Независимо от своих взглядов – более «либеральных» или более «консервативных» – чины политического сыска полагали, что способность власти равноудаляться от позиции различных групп в обществе и от «общественного мнения» в целом является необходимым основанием для проведения реформ, т.е. развития страны, а не для консервации или поддержания статус-кво1030. Чаще всего в Департаменте полиции и охранных отделениях обращали внимание на непоследовательность кадровой политики в отношении министерств внутренних дел, юстиции, просвещения и, соответственно, противоречивости в направлениях и их деятельности, и в позиции самого императора, а в ГЖУ то же самое писали по поводу губернской администрации1031.
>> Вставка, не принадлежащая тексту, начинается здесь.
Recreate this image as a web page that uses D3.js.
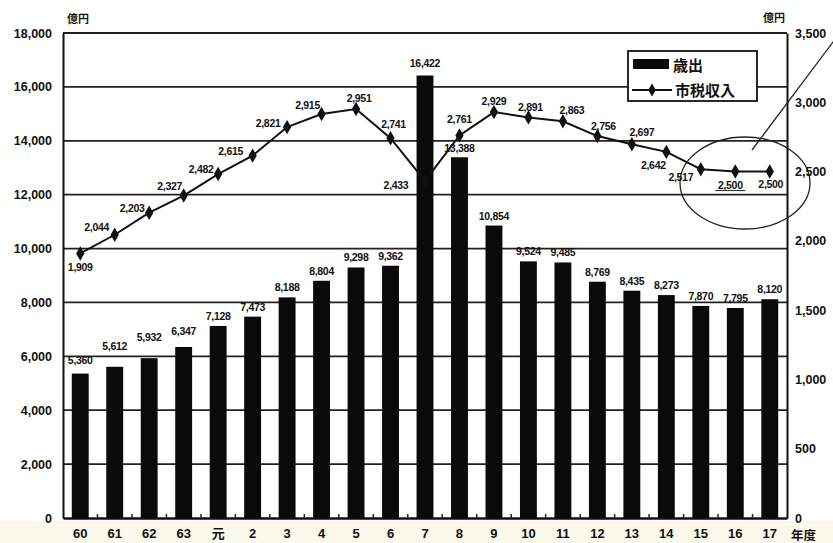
<!DOCTYPE html>
<html><head><meta charset="utf-8">
<script src="https://cdn.jsdelivr.net/npm/d3@7"></script>
<style>
body{margin:0;background:#fff;}
svg{display:block;}
.num{font-family:"Liberation Sans",Arial,sans-serif;font-weight:bold;fill:#111;}
.jp{font-family:"Noto Sans CJK JP",sans-serif;font-weight:bold;fill:#111;}
</style></head>
<body>
<svg id="c" width="833" height="543"></svg>
<script>
const categories = ["60","61","62","63","元","2","3","4","5","6","7","8","9","10","11","12","13","14","15","16","17"];
const expenditure = [5360,5612,5932,6347,7128,7473,8188,8804,9298,9362,16422,13388,10854,9524,9485,8769,8435,8273,7870,7795,8120];
const taxRevenue = [1909,2044,2203,2327,2482,2615,2821,2915,2951,2741,2433,2761,2929,2891,2863,2756,2697,2642,2517,2500,2500];
const leftTicks = [0,2000,4000,6000,8000,10000,12000,14000,16000,18000];
const rightTicks = [0,500,1000,1500,2000,2500,3000,3500];
// label offsets for line values [dx, dy] relative to point
const lineLabelPos = [[0,14],[-18,-8],[-17,-5],[-14,-10],[-17,-5],[-22,-5],[-19,-4],[-14,-9],[3,-11],[3,-14],[-29,4],[0,-16],[0,-11],[2,-10],[9,-11],[6,-10],[10,-12],[-13,13],[-20,8],[-5,13],[1,12]];
// bar label vertical gaps (above bar top)
const barLabelGap = [10,17,17,12,6,6,6,6,6,6,9,5,6,6,6,6,6,6,6,6,6];

const svg = d3.select("#c");
const L = 63, R = 787, T = 33, B = 518;
const x = d3.scaleBand().domain(categories).range([L,R]).paddingInner(0.51).paddingOuter(0.255);
const yL = d3.scaleLinear().domain([0,18000]).range([B,T]);
const yR = d3.scaleLinear().domain([0,3500]).range([B,T]);
const fmt = d3.format(",");

// bottom tint
svg.append("rect").attr("x",0).attr("y",521).attr("width",833).attr("height",22).attr("fill","#fbf8ec");

// gridlines
svg.append("g").selectAll("line").data(leftTicks.filter(d=>d>0)).join("line")
  .attr("x1",L).attr("x2",R).attr("y1",d=>yL(d)).attr("y2",d=>yL(d))
  .attr("stroke","#222").attr("stroke-width",1.8);

// left axis
const gl = svg.append("g").attr("transform",`translate(${L},0)`)
  .call(d3.axisLeft(yL).tickValues(leftTicks).tickFormat(fmt).tickSize(0).tickPadding(11));
gl.select(".domain").attr("stroke","#111").attr("stroke-width",2);
gl.selectAll("text").attr("class","num").attr("font-size",12.5);

// right axis
const gr = svg.append("g").attr("transform",`translate(${R},0)`)
  .call(d3.axisRight(yR).tickValues(rightTicks).tickFormat(fmt).tickSize(0).tickPadding(8));
gr.select(".domain").attr("stroke","#111").attr("stroke-width",2);
gr.selectAll("text").attr("class","num").attr("font-size",12.5);

// bottom axis
const gb = svg.append("g").attr("transform",`translate(0,${B})`)
  .call(d3.axisBottom(x).tickSize(0).tickPadding(11));
gb.select(".domain").attr("stroke","#111").attr("stroke-width",2.5);
gb.selectAll("text").attr("class",d=>d==="元"?"jp":"num").attr("font-size",13);

// small ticks between bars
svg.append("g").selectAll("line").data(categories.slice(1)).join("line")
  .attr("x1",d=>x(d)-x.step()*x.paddingInner()/2).attr("x2",d=>x(d)-x.step()*x.paddingInner()/2)
  .attr("y1",B).attr("y2",B-4).attr("stroke","#222").attr("stroke-width",1.5);

// units
svg.append("text").attr("class","jp").attr("x",67).attr("y",23).attr("font-size",11).text("億円");
svg.append("text").attr("class","jp").attr("x",763).attr("y",22).attr("font-size",11).text("億円");
svg.append("text").attr("class","jp").attr("x",791).attr("y",540).attr("font-size",12.5).text("年度");

// bars
svg.append("g").selectAll("rect").data(expenditure).join("rect")
  .attr("x",(d,i)=>x(categories[i])).attr("width",x.bandwidth())
  .attr("y",d=>yL(d)).attr("height",d=>B-yL(d)).attr("fill","#0a0a0a");

svg.append("g").selectAll("text").data(expenditure).join("text")
  .attr("class","num").attr("font-size",10.5).attr("text-anchor","middle")
  .attr("x",(d,i)=>x(categories[i])+x.bandwidth()/2).attr("y",(d,i)=>yL(d)-barLabelGap[i])
  .attr("letter-spacing",-0.3).text(fmt);

// line
const cx = i => x(categories[i])+x.bandwidth()/2;
svg.append("path").datum(taxRevenue)
  .attr("d",d3.line().x((d,i)=>cx(i)).y(d=>yR(d)))
  .attr("fill","none").attr("stroke","#111").attr("stroke-width",2);
svg.append("g").selectAll("path").data(taxRevenue).join("path")
  .attr("d",d3.symbol(d3.symbolDiamond,60))
  .attr("transform",(d,i)=>`translate(${cx(i)},${yR(d)})`).attr("fill","#111");
svg.append("g").selectAll("text").data(taxRevenue).join("text")
  .attr("class","num").attr("font-size",10.5).attr("text-anchor","middle")
  .attr("letter-spacing",-0.3)
  .attr("x",(d,i)=>cx(i)+lineLabelPos[i][0]).attr("y",(d,i)=>yR(d)+lineLabelPos[i][1]+4)
  .text(fmt);
// underline under the 2,500 label of year 16
const ui = 19;
svg.append("line").attr("x1",cx(ui)+lineLabelPos[ui][0]-15).attr("x2",cx(ui)+lineLabelPos[ui][0]+15)
  .attr("y1",yR(taxRevenue[ui])+lineLabelPos[ui][1]+6).attr("y2",yR(taxRevenue[ui])+lineLabelPos[ui][1]+6)
  .attr("stroke","#222").attr("stroke-width",1);

// legend
const lg = svg.append("g");
lg.append("rect").attr("x",628).attr("y",51).attr("width",129).attr("height",50)
  .attr("fill","#fff").attr("stroke","#111").attr("stroke-width",1.8);
lg.append("rect").attr("x",633).attr("y",59).attr("width",36).attr("height",10).attr("fill","#0a0a0a");
lg.append("text").attr("class","jp").attr("x",673).attr("y",71).attr("font-size",15).text("歳出");
lg.append("line").attr("x1",632).attr("x2",672).attr("y1",90).attr("y2",90).attr("stroke","#111").attr("stroke-width",2);
lg.append("path").attr("d",d3.symbol(d3.symbolDiamond,50)).attr("transform","translate(652,90)").attr("fill","#111");
lg.append("text").attr("class","jp").attr("x",675).attr("y",96).attr("font-size",15).text("市税収入");

// annotation
svg.append("ellipse").attr("cx",745).attr("cy",183).attr("rx",65).attr("ry",46)
  .attr("fill","none").attr("stroke","#222").attr("stroke-width",1.3);
svg.append("line").attr("x1",752).attr("y1",150).attr("x2",836).attr("y2",38)
  .attr("stroke","#222").attr("stroke-width",1.3);
</script>
</body></html>
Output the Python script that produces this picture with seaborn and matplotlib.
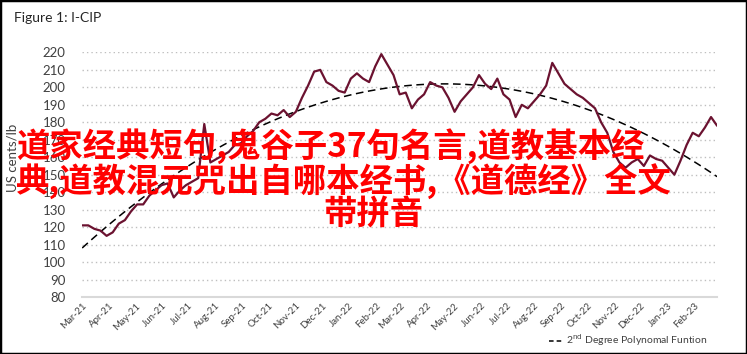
import numpy as np
import pandas as pd
import matplotlib
matplotlib.use("Agg")
import matplotlib.pyplot as plt
import matplotlib.dates as mdates
from matplotlib.patches import Rectangle
import seaborn as sns

sns.set_style("white")
plt.rcParams['font.family'] = ['Lato', 'DejaVu Sans']

# weekly I-CIP readings (US cents/lb), first week 1 Mar 2021
first_week = "2021-03-01"
icip = [121, 121, 119, 118, 115, 117, 122, 124, 129, 133,
        133, 138, 141, 144, 145, 137, 141, 144, 146, 148,
        179, 157, 159, 161, 163, 167, 168, 172, 175, 180,
        182, 185, 184, 187, 183, 186, 194, 201, 209, 210,
        203, 201, 198, 197, 205, 208, 205, 203, 212, 219,
        213, 207, 196, 197, 188, 193, 196, 203, 201, 200,
        194, 186, 192, 196, 200, 207, 202, 199, 205, 196,
        193, 183, 190, 188, 192, 196, 201, 214, 208, 202,
        199, 196, 194, 191, 188, 180, 174, 163, 157, 154,
        157, 159, 155, 161, 159, 158, 154, 150, 158, 167,
        174, 172, 177, 183, 178]

overlay_lines = ["道家经典短句,鬼谷子37句名言,道教基本经",
                 "典,道教混元咒出自哪本经书,《道德经》全文",
                 "带拼音"]

dates = pd.date_range(first_week, periods=len(icip), freq="7D")
df = pd.DataFrame({"date": dates, "icip": icip})

# 2nd degree polynomial trend of the series
t = (df["date"] - df["date"].iloc[0]).dt.days.to_numpy()
coef = np.polyfit(t, df["icip"], 2)
df["trend"] = np.polyval(coef, t)

fig = plt.figure(figsize=(7.47, 3.54), dpi=100)
ax = fig.add_axes([0.11, 0.161, 0.85, 0.691])

sns.lineplot(data=df, x="date", y="trend", ax=ax, color="black",
             lw=1.1, dashes=False, linestyle=(0, (5, 3)))
sns.lineplot(data=df, x="date", y="icip", ax=ax, color="#6b1230", lw=1.6)

ax.set_ylim(80, 220)
ax.set_yticks(range(80, 221, 10))
ax.set_xlim(dates[0], dates[-1])
ax.xaxis.set_major_locator(mdates.MonthLocator())
ax.xaxis.set_major_formatter(mdates.DateFormatter("%b-%y"))

ax.yaxis.grid(True, linestyle=(0, (1, 2.2)), color="#bfbfbf", lw=1)
ax.set_axisbelow(True)
for s in ["top", "right", "left"]:
    ax.spines[s].set_visible(False)
ax.spines["bottom"].set_color("#d9d9d9")
ax.spines["bottom"].set_linewidth(1.5)

ax.tick_params(axis="both", length=0, colors="#404040")
ax.tick_params(axis="y", labelsize=9.5, pad=12)
ax.tick_params(axis="x", labelsize=7, pad=3)
plt.setp(ax.get_xticklabels(), rotation=45, ha="right", rotation_mode="anchor")
ax.set_xlabel("")
ax.set_ylabel("")

fig.text(0.017, 0.553, "US cents/lb", rotation=90, ha="center", va="center",
         fontsize=9.5, color="#404040")
fig.text(0.019, 0.948, "Figure 1: I-CIP", ha="left", va="center",
         fontsize=10, color="#262626")

ax.plot([], [], color="black", lw=1.1, linestyle=(0, (3, 2)),
        label="2$^{\\mathrm{nd}}$ Degree Polynomal Funtion")
fig.legend(loc="lower right", bbox_to_anchor=(0.96, -0.01), frameon=False,
           fontsize=7.5, handlelength=1.3, handletextpad=0.4,
           labelcolor="#404040")

red_kw = dict(color="#ff0000", fontsize=24, fontweight="bold",
              family=["Noto Sans CJK SC", "DejaVu Sans"], va="center")
fig.text(0.022, 1 - 146 / 354, overlay_lines[0], ha="left", **red_kw)
fig.text(0.022, 1 - 182 / 354, overlay_lines[1], ha="left", **red_kw)
fig.text(0.5, 1 - 215 / 354, overlay_lines[2], ha="center", **red_kw)

fig.patches.append(Rectangle((0, 0), 1, 1, transform=fig.transFigure,
                             fill=False, edgecolor="black", lw=2.5))

fig.savefig("out.png", dpi=100)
Приведу лишь один пример из множества, вызвавший бурную переписку видных деятелей политической полиции между собой – ситуация со спектаклем «Контрабандисты» в театре А.С. Суворина: во время премьеры спектакля студенты под влиянием кружка князя В.В. Барятинского устроили беспорядки в зале, после чего местная власть распорядилась о снятии пьесы из репертуара. С.В. Зубатов еще накануне снятия пьесы писал: «Индифферентизм к таким вещам может легко породить полный политический разврат. Спустить этот инцидент – значит, расписаться в полученной оплеухе. Кто же власть? Кто охраняет право частных лиц и групп как не власть? Не голое ли насилие учинили скандалисты над Сувориным, театром и артистами, получившими от установленных властей п р а в о (разрядка в тексте. – Л.У.) на постановку пьесы. Если власть окажется бессильной защитить от них дарованное ею право, то, что же Россия – отживающая страна. Накануне она что ли переворота?… Да ведь это бездействие власти – приведет в уныние всякого благонамеренного человека и даже озлит его: не повиноваться же в самом деле шайке мальчишек с деканатами-руководителями во главе. Нет, надо виновных вздуть, да покрепче, а то раскачаете и другие города… Неужели пьесу снимут? Ведь это показать свое бессилие – опасная вещь для будущего». Аналогичную критическую позицию по данному поводу независимо друг от друга заняли директор Департамента полиции С.Э. Зволянский, влиятельный секретный агент М.И. Гурович, начальник Санкт-Петербургского охранного отделения В.М. Пирамидов1032.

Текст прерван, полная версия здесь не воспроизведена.